The exercise - Copy each line below exactly and leave the pictures out.

=====

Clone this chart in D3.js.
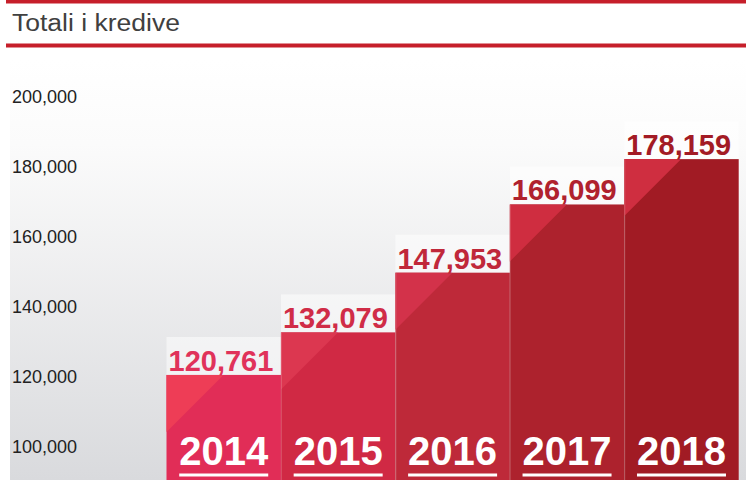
<!DOCTYPE html>
<html><head><meta charset="utf-8">
<script src="https://cdn.jsdelivr.net/npm/d3@7/dist/d3.min.js"></script>
<style>html,body{margin:0;padding:0;background:#fff;}svg{display:block;font-family:"Liberation Sans",Arial,sans-serif;}</style>
</head><body>
<script>
const title = "Totali i kredive";
const years = ["2014","2015","2016","2017","2018"];
const values = [120761,132079,147953,166099,178159];
const tickValues = [100000,120000,140000,160000,180000,200000];
const mainColors = ["#e12d57","#d02944","#be2939","#ad222d","#a11b24"];
const triColors = ["#ee3d56","#dc3750","#d3324a","#cf2d40","#cf2e40"];
const labelColors = ["#e0325a","#d02c47","#c0283a","#b0222e","#a31b25"];

const W = 746, H = 480;
const svg = d3.select("body").append("svg").attr("width", W).attr("height", H);
const defs = svg.append("defs");
const bg = defs.append("linearGradient").attr("id","bg").attr("x1",0).attr("y1",0).attr("x2",0).attr("y2",1);
bg.append("stop").attr("offset","0%").attr("stop-color","#ffffff");
bg.append("stop").attr("offset","20%").attr("stop-color","#fbfbfb");
bg.append("stop").attr("offset","100%").attr("stop-color","#d9dadd");

svg.append("rect").attr("x",10).attr("y",60).attr("width",W-10).attr("height",H-60).attr("fill","url(#bg)");

// header
svg.append("rect").attr("x",6).attr("y",0).attr("width",W-6).attr("height",3.5).attr("fill","#c61f2a");
svg.append("rect").attr("x",6).attr("y",43.5).attr("width",W-6).attr("height",4).attr("fill","#c61f2a");
svg.append("text").attr("x",12).attr("y",30.5).attr("font-size",23).attr("fill","#404040")
  .attr("textLength",168).attr("lengthAdjust","spacingAndGlyphs").text(title);

// scales
const yAxisScale = d3.scaleLinear().domain([100000,200000]).range([446,96]);
const yBar = d3.scaleLinear().domain([100000,200000]).range([453,77]);
const x = d3.scaleBand().domain(years).range([166.5,738.7]).padding(0);

// axis
const axis = d3.axisLeft(yAxisScale).tickValues(tickValues).tickFormat(d3.format(",")).tickSize(0);
const ag = svg.append("g").attr("transform","translate(12,0)").call(axis);
ag.select(".domain").remove();
ag.selectAll("text").attr("text-anchor","start").attr("x",0).attr("dy","0.35em")
  .attr("font-size",18).attr("fill","#222").attr("font-family","Liberation Sans, Arial, sans-serif");

const data = years.map((y,i)=>({year:y,value:values[i],i}));
const g = svg.append("g");
const bw = x.bandwidth();
const leg = 57;

// label backgrounds
g.selectAll(".lbg").data(data).join("rect")
  .attr("x",d=>x(d.year)).attr("y",d=>yBar(d.value)-38).attr("width",bw).attr("height",38)
  .attr("fill","#ffffff").attr("opacity",0.5);

// bars
g.selectAll(".bar").data(data).join("rect")
  .attr("x",d=>x(d.year)).attr("y",d=>yBar(d.value)).attr("width",bw).attr("height",d=>H-yBar(d.value)+5)
  .attr("fill",d=>mainColors[d.i]);
g.selectAll(".tri").data(data).join("path")
  .attr("d",d=>{const x0=x(d.year), y0=yBar(d.value);return `M${x0},${y0}L${x0+leg},${y0}L${x0},${y0+leg}Z`;})
  .attr("fill",d=>triColors[d.i]);
g.selectAll(".sep").data(data.slice(1)).join("line")
  .attr("x1",d=>x(d.year)+0.5).attr("x2",d=>x(d.year)+0.5)
  .attr("y1",d=>yBar(d.value)).attr("y2",H)
  .attr("stroke","#ffffff").attr("stroke-opacity",0.18).attr("stroke-width",1);

// value labels
g.selectAll(".val").data(data).join("text")
  .attr("x",d=>x(d.year)+2).attr("y",d=>yBar(d.value)-4)
  .attr("font-size",29).attr("font-weight","bold").attr("fill",d=>labelColors[d.i])
  .text(d=>d3.format(",")(d.value));

// year labels
g.selectAll(".yr").data(data).join("text")
  .attr("x",d=>x(d.year)+bw/2).attr("y",465).attr("text-anchor","middle")
  .attr("font-size",40).attr("font-weight","bold").attr("fill","#ffffff")
  .text(d=>d.year);
g.selectAll(".ul").data(data).join("rect")
  .attr("x",d=>x(d.year)+bw/2-44.5).attr("y",473.5).attr("width",89).attr("height",3)
  .attr("fill","#ffffff");
</script>
</body></html>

=====

Full solution -
Clone this chart in D3.js.
<!DOCTYPE html>
<html><head><meta charset="utf-8">
<script src="https://cdn.jsdelivr.net/npm/d3@7/dist/d3.min.js"></script>
<style>html,body{margin:0;padding:0;background:#fff;}svg{display:block;font-family:"Liberation Sans",Arial,sans-serif;}</style>
</head><body>
<script>
const title = "Totali i kredive";
const years = ["2014","2015","2016","2017","2018"];
const values = [120761,132079,147953,166099,178159];
const tickValues = [100000,120000,140000,160000,180000,200000];
const mainColors = ["#e12d57","#d02944","#be2939","#ad222d","#a11b24"];
const triColors = ["#ee3d56","#dc3750","#d3324a","#cf2d40","#cf2e40"];
const labelColors = ["#e0325a","#d02c47","#c0283a","#b0222e","#a31b25"];

const W = 746, H = 480;
const svg = d3.select("body").append("svg").attr("width", W).attr("height", H);
const defs = svg.append("defs");
const bg = defs.append("linearGradient").attr("id","bg").attr("x1",0).attr("y1",0).attr("x2",0).attr("y2",1);
bg.append("stop").attr("offset","0%").attr("stop-color","#ffffff");
bg.append("stop").attr("offset","20%").attr("stop-color","#fbfbfb");
bg.append("stop").attr("offset","100%").attr("stop-color","#d9dadd");

svg.append("rect").attr("x",10).attr("y",60).attr("width",W-10).attr("height",H-60).attr("fill","url(#bg)");

// header
svg.append("rect").attr("x",6).attr("y",0).attr("width",W-6).attr("height",3.5).attr("fill","#c61f2a");
svg.append("rect").attr("x",6).attr("y",43.5).attr("width",W-6).attr("height",4).attr("fill","#c61f2a");
svg.append("text").attr("x",12).attr("y",30.5).attr("font-size",23).attr("fill","#404040")
  .attr("textLength",168).attr("lengthAdjust","spacingAndGlyphs").text(title);

// scales
const yAxisScale = d3.scaleLinear().domain([100000,200000]).range([446,96]);
const yBar = d3.scaleLinear().domain([100000,200000]).range([453,77]);
const x = d3.scaleBand().domain(years).range([166.5,738.7]).padding(0);

// axis
const axis = d3.axisLeft(yAxisScale).tickValues(tickValues).tickFormat(d3.format(",")).tickSize(0);
const ag = svg.append("g").attr("transform","translate(12,0)").call(axis);
ag.select(".domain").remove();
ag.selectAll("text").attr("text-anchor","start").attr("x",0).attr("dy","0.35em")
  .attr("font-size",18).attr("fill","#222").attr("font-family","Liberation Sans, Arial, sans-serif");

const data = years.map((y,i)=>({year:y,value:values[i],i}));
const g = svg.append("g");
const bw = x.bandwidth();
const leg = 57;

// label backgrounds
g.selectAll(".lbg").data(data).join("rect")
  .attr("x",d=>x(d.year)).attr("y",d=>yBar(d.value)-38).attr("width",bw).attr("height",38)
  .attr("fill","#ffffff").attr("opacity",0.5);

// bars
g.selectAll(".bar").data(data).join("rect")
  .attr("x",d=>x(d.year)).attr("y",d=>yBar(d.value)).attr("width",bw).attr("height",d=>H-yBar(d.value)+5)
  .attr("fill",d=>mainColors[d.i]);
g.selectAll(".tri").data(data).join("path")
  .attr("d",d=>{const x0=x(d.year), y0=yBar(d.value);return `M${x0},${y0}L${x0+leg},${y0}L${x0},${y0+leg}Z`;})
  .attr("fill",d=>triColors[d.i]);
g.selectAll(".sep").data(data.slice(1)).join("line")
  .attr("x1",d=>x(d.year)+0.5).attr("x2",d=>x(d.year)+0.5)
  .attr("y1",d=>yBar(d.value)).attr("y2",H)
  .attr("stroke","#ffffff").attr("stroke-opacity",0.18).attr("stroke-width",1);

// value labels
g.selectAll(".val").data(data).join("text")
  .attr("x",d=>x(d.year)+2).attr("y",d=>yBar(d.value)-4)
  .attr("font-size",29).attr("font-weight","bold").attr("fill",d=>labelColors[d.i])
  .text(d=>d3.format(",")(d.value));

// year labels
g.selectAll(".yr").data(data).join("text")
  .attr("x",d=>x(d.year)+bw/2).attr("y",465).attr("text-anchor","middle")
  .attr("font-size",40).attr("font-weight","bold").attr("fill","#ffffff")
  .text(d=>d.year);
g.selectAll(".ul").data(data).join("rect")
  .attr("x",d=>x(d.year)+bw/2-44.5).attr("y",473.5).attr("width",89).attr("height",3)
  .attr("fill","#ffffff");
</script>
</body></html>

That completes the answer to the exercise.